Muovendosi tra i vari edifici di questo progetto, le alternanze di elementi, materiali e superfici si presentano continuamente. Una linea di alti pannelli girevoli, rivestiti di piastrelle verde brillante, si muove parallelamente a una parete grigia e cupa. Le caratteristiche antitetiche appaiono anche nella giustapposizione dei supporti di compressione e di trazione di una passerella sospesa. In questi due casi e in molti altri, un senso di vitalità deriva da elementi antitetici che agiscono in risposta uno all’altro. La ripetizione toglierebbe vivacità alla disposizione spaziale. Se accettiamo la tesi espressa dall’edificio − alternanza continua, ovunque − giungiamo alla sorprendente conclusione che la buona architettura non ha una forma totalizzante. Forme discrete sì, ma nessuna forma dell’opera nel suo complesso. La composizione ha qui due premesse fondamentali: l’abbondanza e l’alternanza, per cui un numero apparentemente illimitato di elementi conferisce incessantemente vitalità l’uno all’altro e all’intera opera. Questo senso di un’opera priva di una forma dominante, ma pulsante di vita, ha antecedenti sia nella tradizione cinese sia in quella europea. Ancora Leonardo: “Osserva come [i contorni di un oggetto] si attorcigliano come un serpente (...) qualunque cosa tu faccia, ricordati di evitare la rigidità”. Allo stesso modo, Wang Fuzhi: “La [migliore] poesia è come un drago vigoroso, sempre ondeggiante, circondato da nuvole vorticose”. Per entrambi, l’alternanza continua vivacizza le figure e l’ambiente circostante.

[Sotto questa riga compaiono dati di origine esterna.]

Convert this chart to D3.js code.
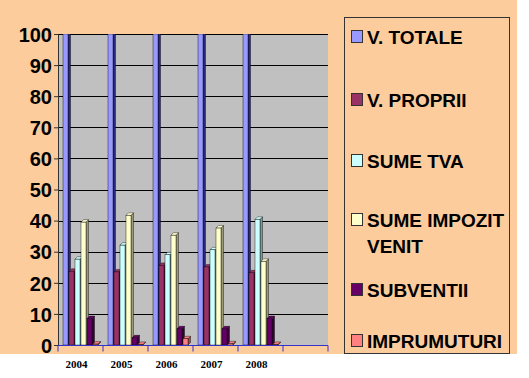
<!DOCTYPE html>
<html lang="ro">
<head>
<meta charset="UTF-8">
<title>Venituri 2004-2008</title>
<style>
  body { margin: 0; background: #ffffff; }
  svg { display: block; }
  .ylab { font: bold 20px "Liberation Sans", Arial, sans-serif; fill: #000; }
  .xlab { font: bold 11px "Liberation Serif", "Times New Roman", serif; fill: #000; }
  .leg { font: bold 19px "Liberation Sans", Arial, sans-serif; fill: #000; }
</style>
</head>
<body>
<svg id="chart" width="529" height="378"></svg>
<script src="https://d3js.org/d3.v7.min.js"></script>
<script>
// categories (last slot is empty in the original)
const years = ["2004", "2005", "2006", "2007", "2008", ""];
const seriesNames = ["V. TOTALE", "V. PROPRII", "SUME TVA", "SUME IMPOZIT VENIT", "SUBVENTII", "IMPRUMUTURI"];

// values
const vTotale     = [100, 100, 100, 100, 100];
const vProprii    = [23.7, 23.5, 25.6, 25.1, 23.2];
const sumeTva     = [27.6, 32.1, 29, 30.6, 40.4];
const sumeImpozit = [39.5, 41.7, 35.3, 37.6, 26.9];
const subventii   = [8.5, 2.3, 5.2, 5.2, 8.5];
const imprumuturi = [0.3, 0.2, 2.0, 0.4, 0.2];

const yTicks = [0, 10, 20, 30, 40, 50, 60, 70, 80, 90, 100];

const allSeries = [vTotale, vProprii, sumeTva, sumeImpozit, subventii, imprumuturi];
const fronts = ["#9999ff", "#993366", "#ccffff", "#ffffcc", "#660066", "#ff8080"];
const sides  = ["#2a2a80", "#5c1f3d", "#7a9999", "#99997a", "#3a003a", "#994d4d"];

const svg = d3.select("#chart");

// peach background, white strips at the bottom and right
svg.append("rect").attr("x", 0).attr("y", 0).attr("width", 517).attr("height", 354).attr("fill", "#fccc9c");

const plot = { left: 58, right: 328, top: 34, bottom: 345 };

const x0 = d3.scaleBand().domain(years).range([plot.left, plot.right]);
const x1 = d3.scaleBand().domain(seriesNames).range([5, 41]);
const y = d3.scaleLinear().domain([0, 100]).range([plot.bottom, plot.top]);

// plot area
svg.append("rect")
    .attr("x", plot.left).attr("y", plot.top)
    .attr("width", plot.right - plot.left).attr("height", plot.bottom - plot.top)
    .attr("fill", "#c0c0c0");

// gridlines
svg.append("g").selectAll("line")
    .data(yTicks.filter(d => d > 0))
    .join("line")
    .attr("x1", plot.left).attr("x2", plot.right)
    .attr("y1", d => Math.round(y(d)) + 0.5).attr("y2", d => Math.round(y(d)) + 0.5)
    .attr("stroke", "#000").attr("stroke-width", 1);

// y axis
const yAxis = svg.append("g")
    .attr("transform", `translate(${plot.left},0)`)
    .call(d3.axisLeft(y).tickValues(yTicks).tickSize(4).tickPadding(2));
yAxis.select(".domain").attr("stroke", "#333");
yAxis.selectAll(".tick line").attr("stroke", "#333");
yAxis.selectAll(".tick text").attr("class", "ylab").attr("font-size", null).attr("font-family", null).attr("dy", "0.36em");

// bars (3D look: front, side, top)
svg.append("clipPath").attr("id", "clip")
  .append("rect").attr("x", plot.left).attr("y", plot.top)
  .attr("width", plot.right - plot.left + 5).attr("height", plot.bottom - plot.top + 1);

const w = 5, d = 2.5;
const bars = svg.append("g").attr("clip-path", "url(#clip)");
years.slice(0, 5).forEach((yr, j) => {
  seriesNames.forEach((s, i) => {
    const v = allSeries[i][j];
    const bx = x0(yr) + x1(s);
    const top = y(v), base = y(0);
    const g = bars.append("g");
    g.append("polygon")
      .attr("points", [[bx + w, top], [bx + w + d, top - d], [bx + w + d, base - d], [bx + w, base]].join(" "))
      .attr("fill", sides[i]).attr("stroke", "#000").attr("stroke-width", 0.4);
    g.append("polygon")
      .attr("points", [[bx, top], [bx + d, top - d], [bx + w + d, top - d], [bx + w, top]].join(" "))
      .attr("fill", fronts[i]).attr("stroke", "#000").attr("stroke-width", 0.4);
    g.append("rect")
      .attr("x", bx).attr("y", top).attr("width", w).attr("height", base - top)
      .attr("fill", fronts[i]).attr("stroke", "#000").attr("stroke-width", 0.4);
  });
});

// x axis
const xAxis = svg.append("g")
    .attr("transform", `translate(0,${plot.bottom + 0.5})`);
xAxis.append("line")
    .attr("x1", plot.left).attr("x2", plot.right)
    .attr("stroke", "#3333cc").attr("stroke-width", 1);
xAxis.selectAll("line.tk")
    .data(years.map(c => x0(c)).concat([plot.right]))
    .join("line").attr("class", "tk")
    .attr("x1", d => d).attr("x2", d => d)
    .attr("y1", 0).attr("y2", 6)
    .attr("stroke", "#3333cc");

svg.append("g").selectAll("text")
    .data(years.filter(c => c))
    .join("text")
    .attr("class", "xlab")
    .attr("x", c => x0(c) + x0.bandwidth() / 2 - 4)
    .attr("y", 368)
    .attr("text-anchor", "middle")
    .text(c => c);

// legend
svg.append("rect")
    .attr("x", 344.5).attr("y", 17.5).attr("width", 165).attr("height", 336)
    .attr("fill", "none").attr("stroke", "#333").attr("stroke-width", 1);

const legBase = [44, 107, 168, 227, 297, 348];
const leg = svg.append("g").selectAll("g")
    .data(seriesNames)
    .join("g")
    .attr("transform", (s, i) => `translate(351,${legBase[i]})`);
leg.append("rect")
    .attr("x", 0.5).attr("y", -13.5).attr("width", 11).attr("height", 12)
    .attr("fill", (s, i) => fronts[i]).attr("stroke", "#333").attr("stroke-width", 1);
leg.append("text")
    .attr("class", "leg")
    .attr("x", 16)
    .each(function (s) {
      const t = d3.select(this);
      const lines = s === "SUME IMPOZIT VENIT" ? ["SUME IMPOZIT", "VENIT"] : [s];
      lines.forEach((ln, k) => t.append("tspan").attr("x", 16).attr("dy", k ? 26 : 0).text(ln));
    });
</script>
</body>
</html>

Liberatosi da un concetto o da un principio dominante, questo edificio sostiene che la continuità può essere raggiunta attraverso il gioco dei contrari, un corpo che si protende in un verso e gira la testa in un altro, un ponte che si allunga in direzione di una soglia ma termina prima di raggiungerla, pannelli che salgono verso il tetto ma si fermano prima di toccarlo. Come corsi d’acqua che scendono dal fianco di una montagna, gli elementi che non hanno uno scopo finale né una forma definitiva hanno un desiderio fondamentale: formare contrasti successivi animati e capaci di animare, come l’ambiente naturale con cui l’opera architettonica si accompagna.